--- RAW DATA ---
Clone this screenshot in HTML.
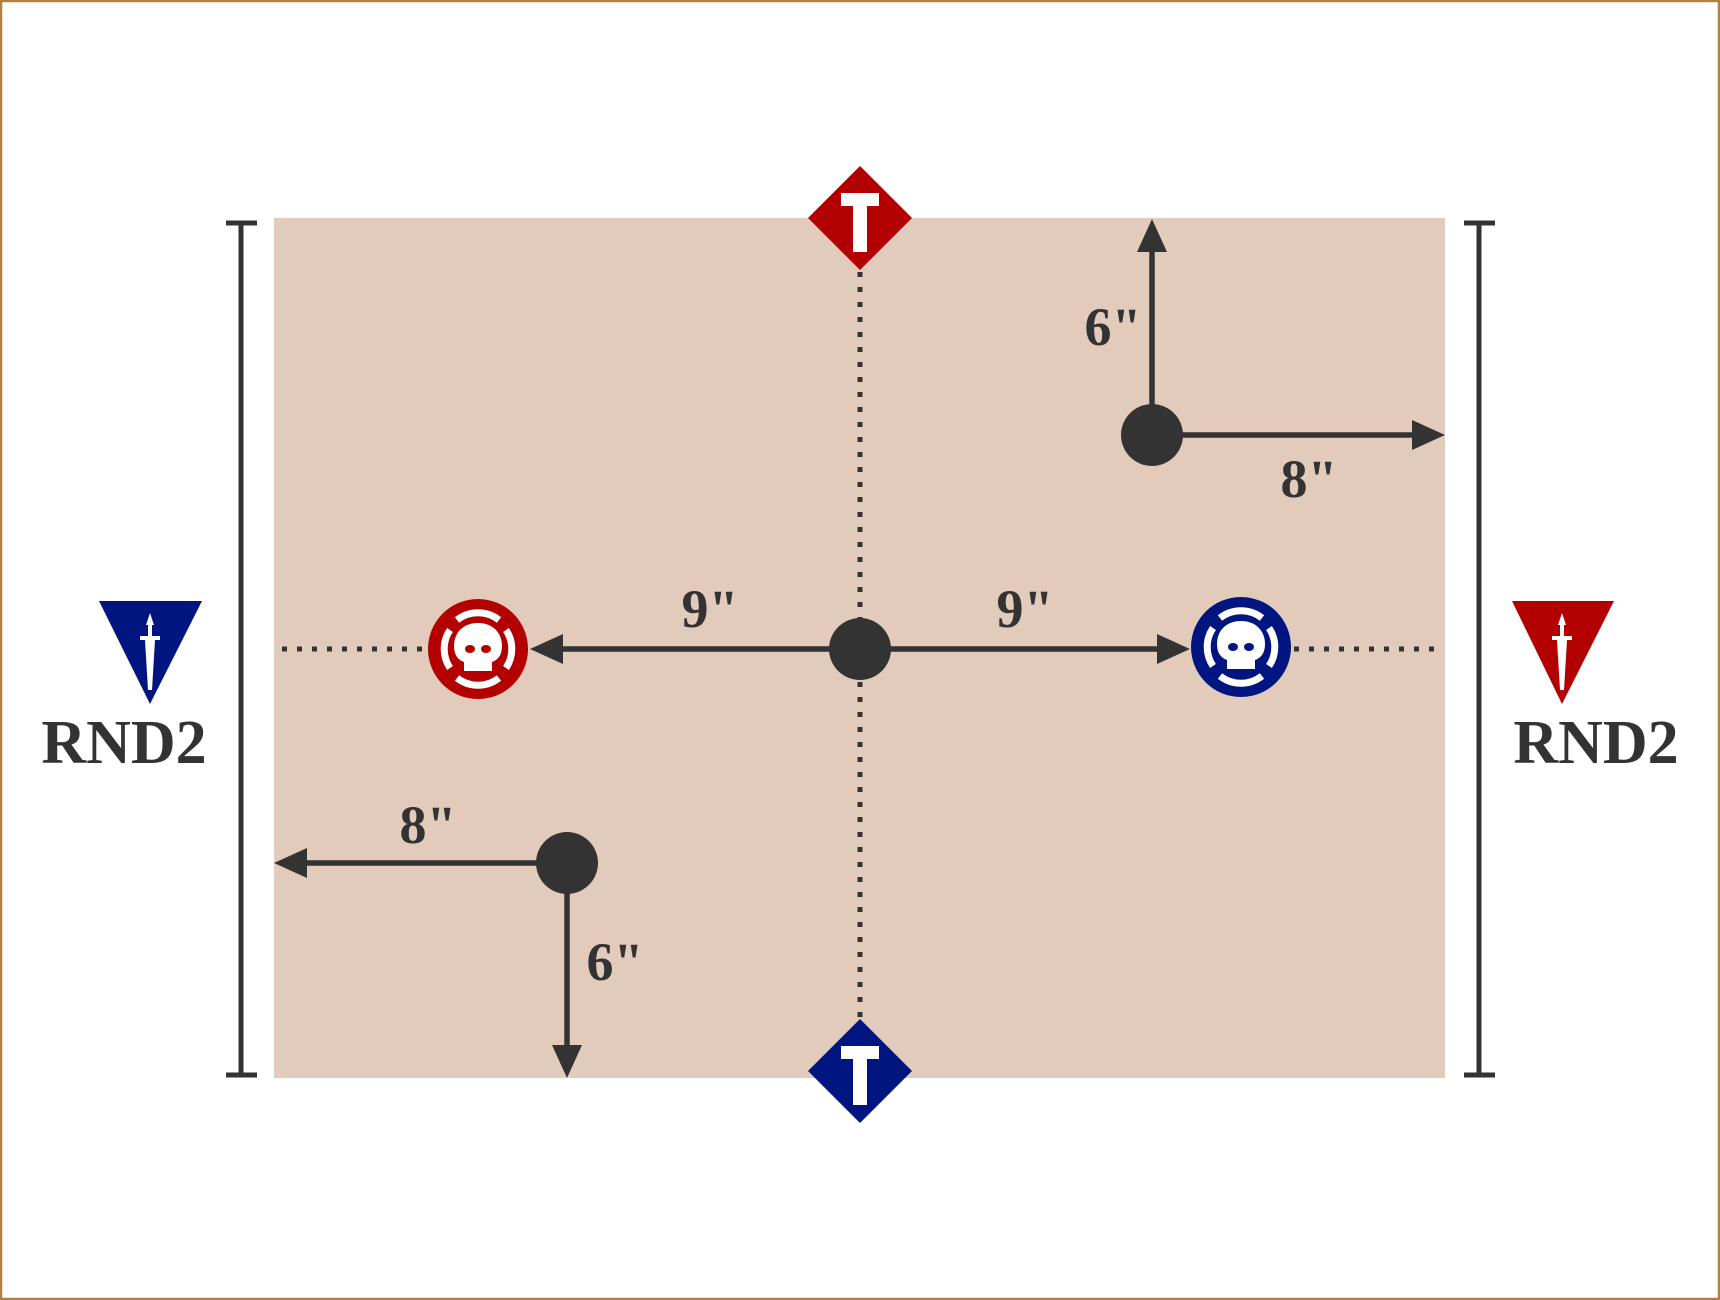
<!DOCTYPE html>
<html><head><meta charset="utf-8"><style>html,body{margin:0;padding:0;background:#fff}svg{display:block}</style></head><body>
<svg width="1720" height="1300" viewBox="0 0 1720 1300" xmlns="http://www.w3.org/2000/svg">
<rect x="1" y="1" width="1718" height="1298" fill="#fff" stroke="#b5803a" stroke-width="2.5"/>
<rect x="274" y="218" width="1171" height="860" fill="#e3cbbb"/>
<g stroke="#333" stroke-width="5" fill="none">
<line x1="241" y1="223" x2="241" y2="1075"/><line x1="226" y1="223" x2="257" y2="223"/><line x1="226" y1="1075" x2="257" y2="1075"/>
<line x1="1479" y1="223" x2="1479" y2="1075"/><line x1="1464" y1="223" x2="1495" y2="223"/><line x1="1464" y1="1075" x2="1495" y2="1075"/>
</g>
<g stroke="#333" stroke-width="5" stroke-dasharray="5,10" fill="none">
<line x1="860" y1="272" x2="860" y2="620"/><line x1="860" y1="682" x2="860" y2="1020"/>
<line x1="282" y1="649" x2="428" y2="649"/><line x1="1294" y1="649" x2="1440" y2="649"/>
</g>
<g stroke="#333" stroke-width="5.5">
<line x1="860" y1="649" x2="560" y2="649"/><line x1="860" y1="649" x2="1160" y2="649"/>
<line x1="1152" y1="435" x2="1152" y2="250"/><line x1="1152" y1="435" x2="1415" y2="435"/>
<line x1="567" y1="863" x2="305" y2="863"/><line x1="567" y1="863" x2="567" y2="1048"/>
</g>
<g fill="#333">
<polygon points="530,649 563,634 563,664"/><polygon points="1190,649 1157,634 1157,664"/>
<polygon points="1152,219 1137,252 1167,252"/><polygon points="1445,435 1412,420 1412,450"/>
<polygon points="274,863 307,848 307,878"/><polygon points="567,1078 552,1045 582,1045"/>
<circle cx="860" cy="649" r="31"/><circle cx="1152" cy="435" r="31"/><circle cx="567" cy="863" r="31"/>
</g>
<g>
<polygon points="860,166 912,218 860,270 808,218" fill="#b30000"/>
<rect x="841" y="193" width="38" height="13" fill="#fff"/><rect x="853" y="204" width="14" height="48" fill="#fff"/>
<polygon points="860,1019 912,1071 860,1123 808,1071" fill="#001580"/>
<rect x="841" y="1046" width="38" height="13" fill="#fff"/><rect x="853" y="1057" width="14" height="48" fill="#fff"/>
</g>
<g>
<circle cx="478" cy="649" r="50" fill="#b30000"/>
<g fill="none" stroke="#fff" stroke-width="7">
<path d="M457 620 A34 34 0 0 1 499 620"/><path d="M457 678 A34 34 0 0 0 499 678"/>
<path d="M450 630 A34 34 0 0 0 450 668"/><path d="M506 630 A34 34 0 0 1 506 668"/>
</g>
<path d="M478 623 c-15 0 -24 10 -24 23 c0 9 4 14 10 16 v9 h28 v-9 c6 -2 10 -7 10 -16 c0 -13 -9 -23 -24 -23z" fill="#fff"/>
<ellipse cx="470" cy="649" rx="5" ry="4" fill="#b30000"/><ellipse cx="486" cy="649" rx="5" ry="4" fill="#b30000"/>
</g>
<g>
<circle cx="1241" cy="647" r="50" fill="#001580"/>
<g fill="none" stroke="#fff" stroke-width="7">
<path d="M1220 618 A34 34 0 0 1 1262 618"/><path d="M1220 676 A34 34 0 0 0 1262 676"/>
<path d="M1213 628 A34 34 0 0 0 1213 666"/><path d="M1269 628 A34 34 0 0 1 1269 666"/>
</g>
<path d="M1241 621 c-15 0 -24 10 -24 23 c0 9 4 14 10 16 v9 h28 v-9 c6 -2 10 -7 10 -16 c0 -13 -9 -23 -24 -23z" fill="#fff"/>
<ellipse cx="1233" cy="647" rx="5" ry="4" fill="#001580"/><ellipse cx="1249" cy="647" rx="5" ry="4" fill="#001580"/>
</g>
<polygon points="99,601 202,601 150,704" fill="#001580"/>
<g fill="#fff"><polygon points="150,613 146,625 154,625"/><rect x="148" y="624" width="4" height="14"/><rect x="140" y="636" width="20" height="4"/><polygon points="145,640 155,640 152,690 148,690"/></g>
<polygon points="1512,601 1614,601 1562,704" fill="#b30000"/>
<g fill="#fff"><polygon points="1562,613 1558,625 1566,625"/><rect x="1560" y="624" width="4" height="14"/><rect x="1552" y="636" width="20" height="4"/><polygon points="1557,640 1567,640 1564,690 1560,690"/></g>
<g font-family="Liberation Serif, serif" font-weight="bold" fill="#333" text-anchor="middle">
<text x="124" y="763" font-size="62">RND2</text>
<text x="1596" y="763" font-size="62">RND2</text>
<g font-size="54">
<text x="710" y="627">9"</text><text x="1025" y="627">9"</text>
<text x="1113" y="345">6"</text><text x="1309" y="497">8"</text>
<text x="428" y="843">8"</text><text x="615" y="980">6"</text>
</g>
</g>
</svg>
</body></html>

--- WRITTEN INSTRUCTION ---
Copy out all the data exactly; skip the pictures.

--- REPLY TO THE EXERCISE ---
Clone this screenshot in HTML.
<!DOCTYPE html>
<html><head><meta charset="utf-8"><style>html,body{margin:0;padding:0;background:#fff}svg{display:block}</style></head><body>
<svg width="1720" height="1300" viewBox="0 0 1720 1300" xmlns="http://www.w3.org/2000/svg">
<rect x="1" y="1" width="1718" height="1298" fill="#fff" stroke="#b5803a" stroke-width="2.5"/>
<rect x="274" y="218" width="1171" height="860" fill="#e3cbbb"/>
<g stroke="#333" stroke-width="5" fill="none">
<line x1="241" y1="223" x2="241" y2="1075"/><line x1="226" y1="223" x2="257" y2="223"/><line x1="226" y1="1075" x2="257" y2="1075"/>
<line x1="1479" y1="223" x2="1479" y2="1075"/><line x1="1464" y1="223" x2="1495" y2="223"/><line x1="1464" y1="1075" x2="1495" y2="1075"/>
</g>
<g stroke="#333" stroke-width="5" stroke-dasharray="5,10" fill="none">
<line x1="860" y1="272" x2="860" y2="620"/><line x1="860" y1="682" x2="860" y2="1020"/>
<line x1="282" y1="649" x2="428" y2="649"/><line x1="1294" y1="649" x2="1440" y2="649"/>
</g>
<g stroke="#333" stroke-width="5.5">
<line x1="860" y1="649" x2="560" y2="649"/><line x1="860" y1="649" x2="1160" y2="649"/>
<line x1="1152" y1="435" x2="1152" y2="250"/><line x1="1152" y1="435" x2="1415" y2="435"/>
<line x1="567" y1="863" x2="305" y2="863"/><line x1="567" y1="863" x2="567" y2="1048"/>
</g>
<g fill="#333">
<polygon points="530,649 563,634 563,664"/><polygon points="1190,649 1157,634 1157,664"/>
<polygon points="1152,219 1137,252 1167,252"/><polygon points="1445,435 1412,420 1412,450"/>
<polygon points="274,863 307,848 307,878"/><polygon points="567,1078 552,1045 582,1045"/>
<circle cx="860" cy="649" r="31"/><circle cx="1152" cy="435" r="31"/><circle cx="567" cy="863" r="31"/>
</g>
<g>
<polygon points="860,166 912,218 860,270 808,218" fill="#b30000"/>
<rect x="841" y="193" width="38" height="13" fill="#fff"/><rect x="853" y="204" width="14" height="48" fill="#fff"/>
<polygon points="860,1019 912,1071 860,1123 808,1071" fill="#001580"/>
<rect x="841" y="1046" width="38" height="13" fill="#fff"/><rect x="853" y="1057" width="14" height="48" fill="#fff"/>
</g>
<g>
<circle cx="478" cy="649" r="50" fill="#b30000"/>
<g fill="none" stroke="#fff" stroke-width="7">
<path d="M457 620 A34 34 0 0 1 499 620"/><path d="M457 678 A34 34 0 0 0 499 678"/>
<path d="M450 630 A34 34 0 0 0 450 668"/><path d="M506 630 A34 34 0 0 1 506 668"/>
</g>
<path d="M478 623 c-15 0 -24 10 -24 23 c0 9 4 14 10 16 v9 h28 v-9 c6 -2 10 -7 10 -16 c0 -13 -9 -23 -24 -23z" fill="#fff"/>
<ellipse cx="470" cy="649" rx="5" ry="4" fill="#b30000"/><ellipse cx="486" cy="649" rx="5" ry="4" fill="#b30000"/>
</g>
<g>
<circle cx="1241" cy="647" r="50" fill="#001580"/>
<g fill="none" stroke="#fff" stroke-width="7">
<path d="M1220 618 A34 34 0 0 1 1262 618"/><path d="M1220 676 A34 34 0 0 0 1262 676"/>
<path d="M1213 628 A34 34 0 0 0 1213 666"/><path d="M1269 628 A34 34 0 0 1 1269 666"/>
</g>
<path d="M1241 621 c-15 0 -24 10 -24 23 c0 9 4 14 10 16 v9 h28 v-9 c6 -2 10 -7 10 -16 c0 -13 -9 -23 -24 -23z" fill="#fff"/>
<ellipse cx="1233" cy="647" rx="5" ry="4" fill="#001580"/><ellipse cx="1249" cy="647" rx="5" ry="4" fill="#001580"/>
</g>
<polygon points="99,601 202,601 150,704" fill="#001580"/>
<g fill="#fff"><polygon points="150,613 146,625 154,625"/><rect x="148" y="624" width="4" height="14"/><rect x="140" y="636" width="20" height="4"/><polygon points="145,640 155,640 152,690 148,690"/></g>
<polygon points="1512,601 1614,601 1562,704" fill="#b30000"/>
<g fill="#fff"><polygon points="1562,613 1558,625 1566,625"/><rect x="1560" y="624" width="4" height="14"/><rect x="1552" y="636" width="20" height="4"/><polygon points="1557,640 1567,640 1564,690 1560,690"/></g>
<g font-family="Liberation Serif, serif" font-weight="bold" fill="#333" text-anchor="middle">
<text x="124" y="763" font-size="62">RND2</text>
<text x="1596" y="763" font-size="62">RND2</text>
<g font-size="54">
<text x="710" y="627">9"</text><text x="1025" y="627">9"</text>
<text x="1113" y="345">6"</text><text x="1309" y="497">8"</text>
<text x="428" y="843">8"</text><text x="615" y="980">6"</text>
</g>
</g>
</svg>
</body></html>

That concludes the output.